August 19 , 2017
Fiction and nonfiction processes under review
There is probably not a drier subject than business process engineering. No, I will not bore you with swim-lane diagrams or all of the little tweaks we are making. Rather, I want you to be aware of our work at a higher level.
At one time, not long ago, Sunbury Press was growing at a rapid pace. In recent years, we've topped off -- plateaued a bit, if you will. While the business is still strong and healthy, the upside has stalled while we work through what we will become and how we will go about achieving it.
First, a little history. In the past, we did things the "Sunbury Way" -- which meant getting all of our books to market as quickly as possible and then leveraging technology to market them as efficiently as possible. This approach was very friendly to nonfiction titles, but not so effective for fiction. However, during this time period, the company grew many fold.
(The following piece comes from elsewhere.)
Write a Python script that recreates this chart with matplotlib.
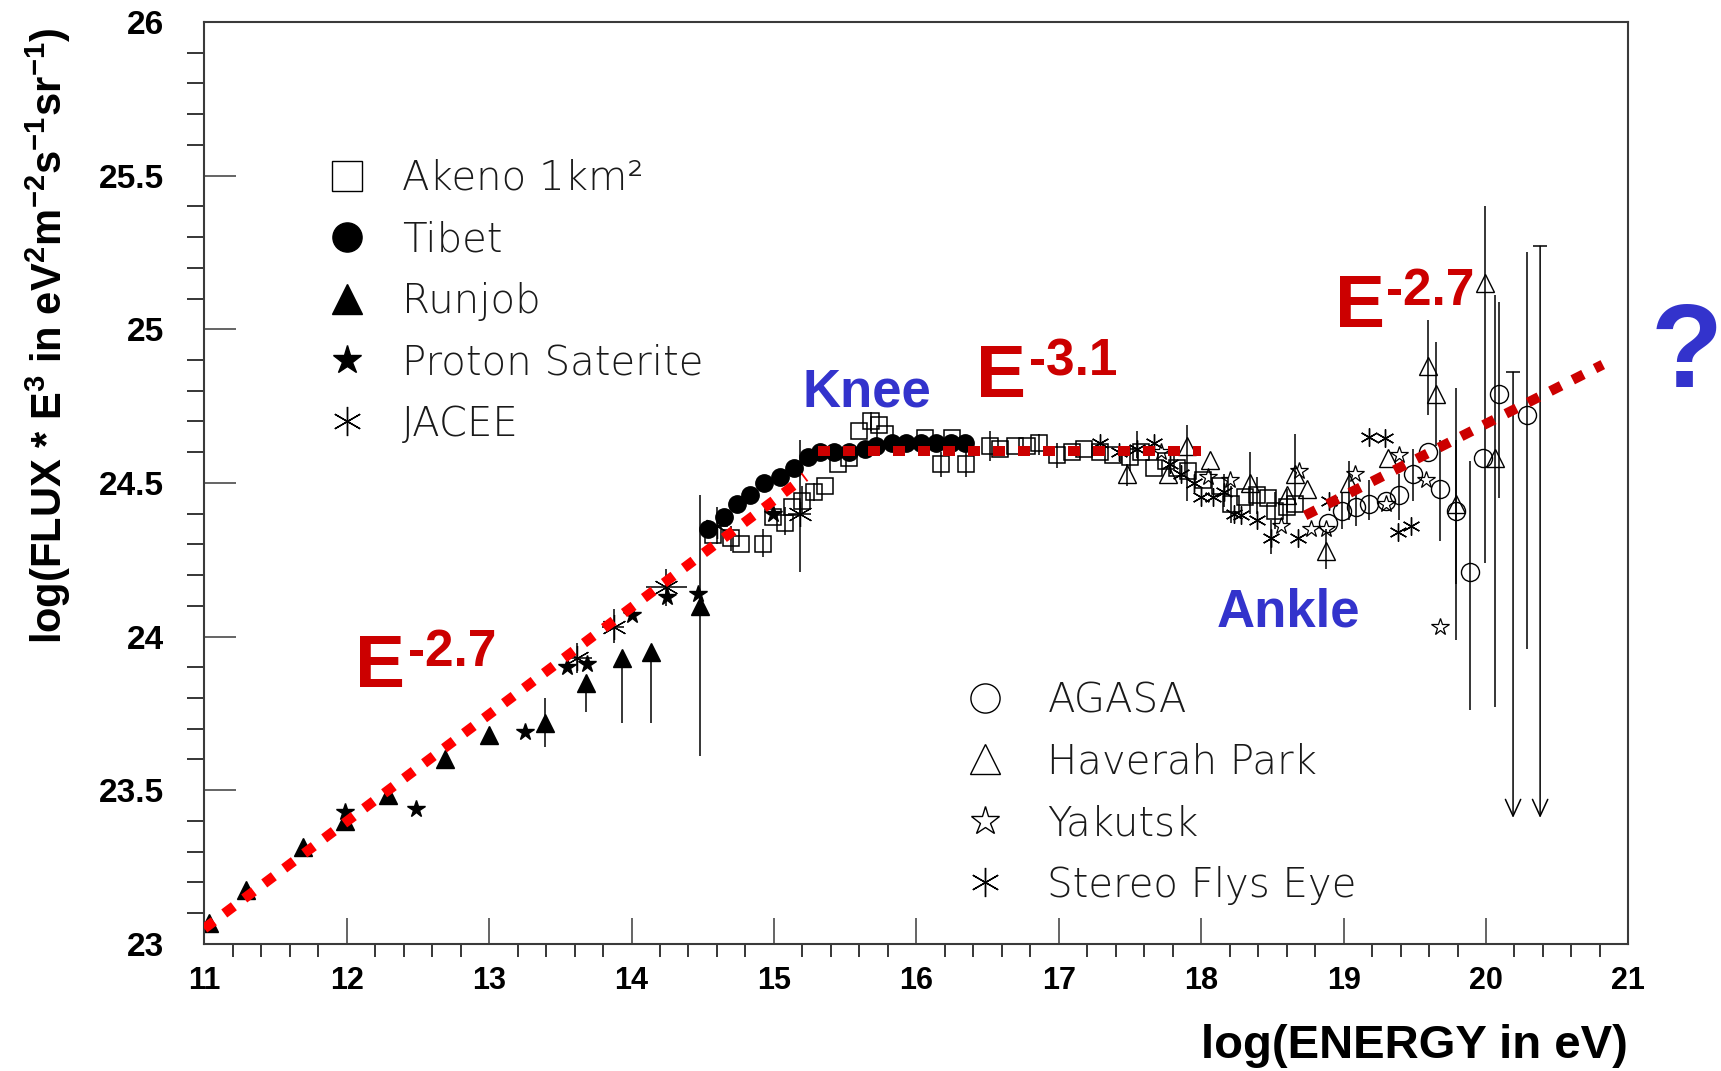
import numpy as np
import matplotlib
matplotlib.use("Agg")
import matplotlib.pyplot as plt
from matplotlib.ticker import MultipleLocator

plt.rcParams['font.family'] = ['Liberation Sans', 'DejaVu Sans']
plt.rcParams['mathtext.fontset'] = 'custom'
plt.rcParams['mathtext.rm'] = 'Liberation Sans:bold'
plt.rcParams['mathtext.it'] = 'Liberation Sans:bold'
plt.rcParams['mathtext.bf'] = 'Liberation Sans:bold'
plt.rcParams['mathtext.default'] = 'rm'

# ---- measurements: log10(E/eV), log10(flux * E^3) ----
akeno_x = [14.57, 14.70, 14.77, 14.92, 14.99, 15.08, 15.13, 15.20, 15.28, 15.36, 15.45, 15.53,
           15.60, 15.68, 15.74, 15.78, 16.06, 16.17, 16.25, 16.35, 16.52, 16.59, 16.69, 16.78,
           16.86, 16.99, 17.09, 17.18, 17.29, 17.38, 17.50, 17.58, 17.67, 17.75, 17.83, 17.91,
           18.01, 18.13, 18.21, 18.31, 18.39, 18.47, 18.52, 18.60, 18.66]
akeno_y = [24.33, 24.32, 24.30, 24.30, 24.39, 24.37, 24.42, 24.44, 24.47, 24.49, 24.56, 24.58,
           24.67, 24.70, 24.69, 24.66, 24.645, 24.56, 24.645, 24.56, 24.62, 24.61, 24.62, 24.62,
           24.63, 24.59, 24.60, 24.61, 24.60, 24.59, 24.585, 24.60, 24.55, 24.57, 24.55, 24.54,
           24.51, 24.49, 24.43, 24.455, 24.46, 24.45, 24.41, 24.42, 24.43]
akeno_err_x = [14.70, 14.92, 15.08, 15.20, 15.28, 15.68, 16.17, 16.35, 16.52, 16.86, 16.99,
               17.50, 18.21, 18.39, 18.52, 18.60]
akeno_err_lo = [24.28, 24.26, 24.33, 24.40, 24.44, 24.67, 24.52, 24.52, 24.57, 24.59, 24.55,
                24.54, 24.37, 24.40, 24.35, 24.37]
akeno_err_hi = [24.36, 24.35, 24.42, 24.49, 24.50, 24.73, 24.60, 24.61, 24.67, 24.66, 24.63,
                24.62, 24.49, 24.52, 24.47, 24.48]

tibet_x = [14.54, 14.65, 14.74, 14.83, 14.93, 15.04, 15.14, 15.24, 15.32, 15.42, 15.53, 15.64,
           15.72, 15.83, 15.93, 16.03, 16.14, 16.24, 16.34]
tibet_y = [24.35, 24.39, 24.43, 24.46, 24.50, 24.52, 24.55, 24.585, 24.60, 24.60, 24.60, 24.61,
           24.62, 24.63, 24.63, 24.63, 24.63, 24.63, 24.63]

runjob_x = [11.03, 11.29, 11.69, 11.99, 12.29, 12.69, 13.00, 13.395, 13.68, 13.93, 14.14, 14.48]
runjob_y = [23.067, 23.175, 23.316, 23.40, 23.485, 23.60, 23.68, 23.72, 23.848, 23.93, 23.95, 24.10]
runjob_err_x = [13.395, 13.68, 13.93, 14.14, 14.48]
runjob_err_lo = [23.64, 23.756, 23.72, 23.72, 23.61]
runjob_err_hi = [23.80, 23.86, 23.95, 23.96, 24.46]

proton_x = [11.99, 12.49, 13.25, 13.55, 13.69, 14.00, 14.25, 14.47, 14.99]
proton_y = [23.43, 23.44, 23.69, 23.90, 23.91, 24.07, 24.13, 24.14, 24.40]

jacee_x = [13.62, 13.88, 14.24, 14.60, 15.18]
jacee_y = [23.93, 24.03, 24.16, 24.36, 24.40]
jacee_xlo = [13.55, 13.79, 14.10, 14.52, 15.10]
jacee_xhi = [13.72, 13.95, 14.39, 14.68, 15.26]
jacee_ylo = [23.88, 23.98, 24.10, 24.30, 24.21]
jacee_yhi = [23.98, 24.09, 24.22, 24.42, 24.64]

agasa_x = [18.89, 18.99, 19.09, 19.18, 19.30, 19.39, 19.49, 19.59, 19.68, 19.79, 19.89, 19.98,
           20.09, 20.29]
agasa_y = [24.37, 24.41, 24.42, 24.43, 24.44, 24.46, 24.53, 24.60, 24.48, 24.41, 24.21, 24.58,
           24.79, 24.72]
agasa_err_x = [18.99, 19.09, 19.18, 19.39, 19.49, 19.68, 19.79, 19.89, 20.09, 20.29]
agasa_err_lo = [24.35, 24.36, 24.38, 24.38, 24.44, 24.31, 24.17, 23.76, 24.45, 23.96]
agasa_err_hi = [24.47, 24.49, 24.51, 24.53, 24.61, 24.64, 24.64, 24.57, 25.09, 25.25]

haverah_x = [17.48, 17.77, 17.90, 18.06, 18.34, 18.60, 18.66, 18.74, 18.88, 19.04, 19.31, 19.59,
             19.65, 19.79, 19.99, 20.06]
haverah_y = [24.53, 24.53, 24.62, 24.575, 24.50, 24.46, 24.53, 24.48, 24.28, 24.50, 24.58, 24.88,
             24.79, 24.43, 25.15, 24.58]
haverah_err_x = [17.48, 17.90, 18.34, 18.66, 18.88, 19.04, 19.59, 19.65, 19.79, 19.99, 20.06]
haverah_err_lo = [24.49, 24.44, 24.40, 24.43, 24.22, 24.38, 24.72, 24.62, 23.99, 24.24, 23.77]
haverah_err_hi = [24.56, 24.69, 24.60, 24.66, 24.35, 24.57, 25.03, 24.96, 24.81, 25.40, 25.11]

# upper limits (arrows)
ul_x = [20.19, 20.38]
ul_top = [24.86, 25.27]
ul_bottom = [23.41, 23.41]

yakutsk_x = [17.72, 18.05, 18.20, 18.56, 18.69, 18.77, 18.88, 19.08, 19.30, 19.39, 19.58, 19.68]
yakutsk_y = [24.60, 24.52, 24.51, 24.36, 24.54, 24.35, 24.35, 24.53, 24.43, 24.59, 24.51, 24.03]

flyseye_x = [17.29, 17.42, 17.55, 17.67, 17.78, 17.86, 17.95, 18.00, 18.08, 18.16, 18.23, 18.28,
             18.39, 18.49, 18.68, 18.90, 19.18, 19.29, 19.38, 19.47]
flyseye_y = [24.63, 24.60, 24.61, 24.63, 24.56, 24.53, 24.50, 24.455, 24.455, 24.47, 24.40, 24.395,
             24.38, 24.32, 24.32, 24.44, 24.65, 24.645, 24.34, 24.36]
flyseye_err_x = [17.55, 18.16, 18.49]
flyseye_err_lo = [24.58, 24.42, 24.27]
flyseye_err_hi = [24.67, 24.53, 24.38]

# spectral index guides
line1_x = [11.0, 15.22]
line1_y = [23.05, 24.52]
line2_x = [15.31, 18.0]
line2_y = [24.605, 24.605]
line3_x = [18.73, 20.82]
line3_y = [24.394, 24.885]

ytick_vals = [23, 23.5, 24, 24.5, 25, 25.5, 26]
ytick_labels = ['23', '23.5', '24', '24.5', '25', '25.5', '26']
xtick_vals = list(range(11, 22))

legend1_labels = ['Akeno 1km\u00b2', 'Tibet', 'Runjob', 'Proton Saterite', 'JACEE']
legend1_y = [25.5, 25.3, 25.1, 24.9, 24.7]
legend2_labels = ['AGASA', 'Haverah Park', 'Yakutsk', 'Stereo Flys Eye']
legend2_y = [23.80, 23.60, 23.40, 23.20]

fig = plt.figure(figsize=(17.21, 10.71), dpi=100)
ax = fig.add_axes([0.1187, 0.1187, 0.8275, 0.8608])
ax.set_xlim(11, 21)
ax.set_ylim(23, 26)

frame = '#3a3a3a'
for s in ax.spines.values():
    s.set_color(frame)
    s.set_linewidth(1.5)

ax.set_xticks(xtick_vals)
ax.set_xticklabels([str(v) for v in xtick_vals])
ax.set_yticks(ytick_vals)
ax.set_yticklabels(ytick_labels)
ax.xaxis.set_minor_locator(MultipleLocator(0.2))
ax.yaxis.set_minor_locator(MultipleLocator(0.1))
ax.tick_params(direction='in', top=False, right=False, colors=frame, labelcolor='black')
ax.tick_params(axis='x', which='major', length=19, width=1.1, pad=16)
ax.tick_params(axis='x', which='minor', length=9.5, width=1.1)
ax.tick_params(axis='y', which='major', length=23, width=1.1, pad=29)
ax.tick_params(axis='y', which='minor', length=12, width=1.1)
for lab in ax.get_xticklabels():
    lab.set_fontsize(22)
    lab.set_fontweight('bold')
for lab in ax.get_yticklabels():
    lab.set_fontsize(24)
    lab.set_fontweight('bold')

# error bars
elw = 1.1
ax.vlines(akeno_err_x, akeno_err_lo, akeno_err_hi, color='k', lw=elw)
ax.vlines(runjob_err_x, runjob_err_lo, runjob_err_hi, color='k', lw=elw)
ax.vlines(jacee_x, jacee_ylo, jacee_yhi, color='k', lw=elw)
ax.hlines(jacee_y, jacee_xlo, jacee_xhi, color='k', lw=elw)
ax.vlines(agasa_err_x, agasa_err_lo, agasa_err_hi, color='k', lw=elw)
ax.vlines(haverah_err_x, haverah_err_lo, haverah_err_hi, color='k', lw=elw)
ax.vlines(flyseye_err_x, flyseye_err_lo, flyseye_err_hi, color='k', lw=elw)

for x, top, bot in zip(ul_x, ul_top, ul_bottom):
    ax.annotate('', xy=(x, bot), xytext=(x, top),
                arrowprops=dict(arrowstyle='->,head_length=1.2,head_width=0.55',
                                color='k', lw=1.1, shrinkA=0, shrinkB=0))
ax.hlines(ul_top, np.array(ul_x) - 0.05, np.array(ul_x) + 0.05, color='k', lw=elw)

# data points
asterisk = (6, 2, 0)
ax.plot(akeno_x, akeno_y, 's', ms=11.5, mfc='none', mec='k', mew=1.1, ls='none')
ax.plot(tibet_x, tibet_y, 'o', ms=12.5, mfc='k', mec='k', ls='none')
ax.plot(runjob_x, runjob_y, '^', ms=12.5, mfc='k', mec='k', ls='none')
ax.plot(proton_x, proton_y, '*', ms=13, mfc='k', mec='k', ls='none')
ax.plot(jacee_x, jacee_y, marker=asterisk, ms=18, mec='k', mew=0.9, ls='none')
ax.plot(agasa_x, agasa_y, 'o', ms=13, mfc='none', mec='k', mew=1.0, ls='none')
ax.plot(haverah_x, haverah_y, '^', ms=13, mfc='none', mec='k', mew=1.0, ls='none')
ax.plot(yakutsk_x, yakutsk_y, '*', ms=13, mfc='none', mec='k', mew=0.9, ls='none')
ax.plot(flyseye_x, flyseye_y, marker=asterisk, ms=13, mec='k', mew=1.0, ls='none')

# power law guides
dots = (0, (1.2, 1.3))
ax.plot(line1_x, line1_y, color='#ff0000', lw=7.2, ls=dots, zorder=6)
ax.plot(line2_x, line2_y, color='#cc0000', lw=7.2, ls=dots, zorder=6)
ax.plot(line3_x, line3_y, color='#cc0000', lw=7.2, ls=dots, zorder=6)

# legends drawn inside the frame
leg_font = dict(family=['DejaVu Sans'], fontweight='light', fontsize=29, color='#1a1a1a')
leg1_markers = [dict(marker='s', mfc='none', mew=1.0), dict(marker='o', mfc='k'),
                dict(marker='^', mfc='k'), dict(marker='*', mfc='k'),
                dict(marker=asterisk, mew=1.0)]
for y, lab, mk in zip(legend1_y, legend1_labels, leg1_markers):
    ax.plot([12.0], [y], ls='none', ms=21, mec='k', **mk)
    ax.text(12.39, y - 0.046, lab, va='baseline', ha='left', **leg_font)

leg2_markers = [dict(marker='o', mfc='none', mew=1.0), dict(marker='^', mfc='none', mew=1.0),
                dict(marker='*', mfc='none', mew=1.0), dict(marker=asterisk, mew=1.0)]
for y, lab, mk in zip(legend2_y, legend2_labels, leg2_markers):
    ax.plot([16.48], [y], ls='none', ms=21, mec='k', **mk)
    ax.text(16.92, y - 0.046, lab, va='baseline', ha='left', **leg_font)

# annotations
red = '#cc0000'
blue = '#3333cc'
big = dict(color=red, fontsize=54, fontweight='bold', va='baseline', ha='left')
sup = dict(color=red, fontsize=37, fontweight='bold', va='baseline', ha='left')
ax.text(12.055, 23.837, 'E', **big)
ax.text(12.433, 23.904, '-2.7', **sup)
ax.text(16.42, 24.78, 'E', **big)
ax.text(16.79, 24.848, '-3.1', **sup)
ax.text(18.94, 25.008, 'E', **big)
ax.text(19.30, 25.079, '-2.7', **sup)
ax.text(15.20, 24.748, 'Knee', color=blue, fontsize=38, fontweight='bold', va='baseline')
ax.text(18.11, 24.032, 'Ankle', color=blue, fontsize=38, fontweight='bold', va='baseline')
fig.text(0.980, 0.639, '?', color=blue, fontsize=85, fontweight='bold', ha='center', va='baseline')

fig.text(0.946, 0.012, 'log(ENERGY in eV)', fontsize=34, fontweight='bold', ha='right', va='baseline')
fig.text(0.028, 0.686, 'log(FLUX * E$^{3}$ in eV$^{2}$m$^{-2}$s$^{-1}$sr$^{-1}$)',
         fontsize=30, fontweight='bold', rotation=90, ha='center', va='center')

fig.savefig('out.png', dpi=100)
Given that nearly 70% of our titles are fiction, we thought adjusting our process to favor fiction would lead to faster growth. After all, only about 30% of our sales have been from fiction, and none of our top ten books of all time are fiction. So, it made sense to leverage our deep catalog of fiction and our deeper queue of proposals to drive growth through a new fiction-friendly process.
So, we did what the trade wanted us to do in order to sell more fiction -- slow things down -- build reviews in advance -- set advance sale opportunities, etc. We invested nearly all of our marketing budget in improving our fiction performance. What happened?
We got slower. We released fewer books of all kinds. And, our sales leveled off -- even dropped some months. Obviously, this was not a good idea -- especially given the currents we were sailing in. Clearly, fiction sales are soft industry-wide and we were fighting against it rather than sailing with what worked.
In more recent months, we have sloughed off some of the "fiction burdens" and regressed to our prior process. In return, more books have been released more quickly, and sales have risen -- albeit nonfiction sales. Think of this as a patch to tide us over.
I recently told the staff in our operations meeting that our company-wide goal is to double sales by the end of 2019. Obviously, one way to do that might be to double the number of books we publish. However, as one of our leaders reminded us, we might not have enough quality in the pipeline to warrant the investment. We realize we also need to increase sales. What that balance will be -- more releases versus more marketing -- remains to be seen. More releases require more labor for editing and design -- and marketing. Selling more books requires more creative ideas for marketing. I am certain we will coalesce on a plan soon that will achieve both goals.
One realization is that we might need to split our process into three distinct paths:
1) Nonfiction -- our traditional "Sunbury Way" of high quality / rapid to market / heavy on the SEO and discovery.
2) Fast Path -- when we create new editions of prior works or sign authors with works that are being "retreaded," we can speed through many of our quality checks, assuming the base we are working with is already good.
3) Fiction -- The focus is on building the platforms for the authors we have under management by building their catalog and marketing it collectively. We also need to help build the reading public's confidence in our authors. This is not a fast path or rapid-to-market approach. It requires an investment in patience. It also means focusing on opportunities with movies and television, as well as foreign rights.
While our pipeline continues to burst with proposals, it might be time to slow down the fiction valve for awhile, only allowing in authors who have a series well underway or come to us with an established platform. We then should allow our current fiction authors to build up -- build their catalogs and their offerings.
Your thoughts on this would be appreciated!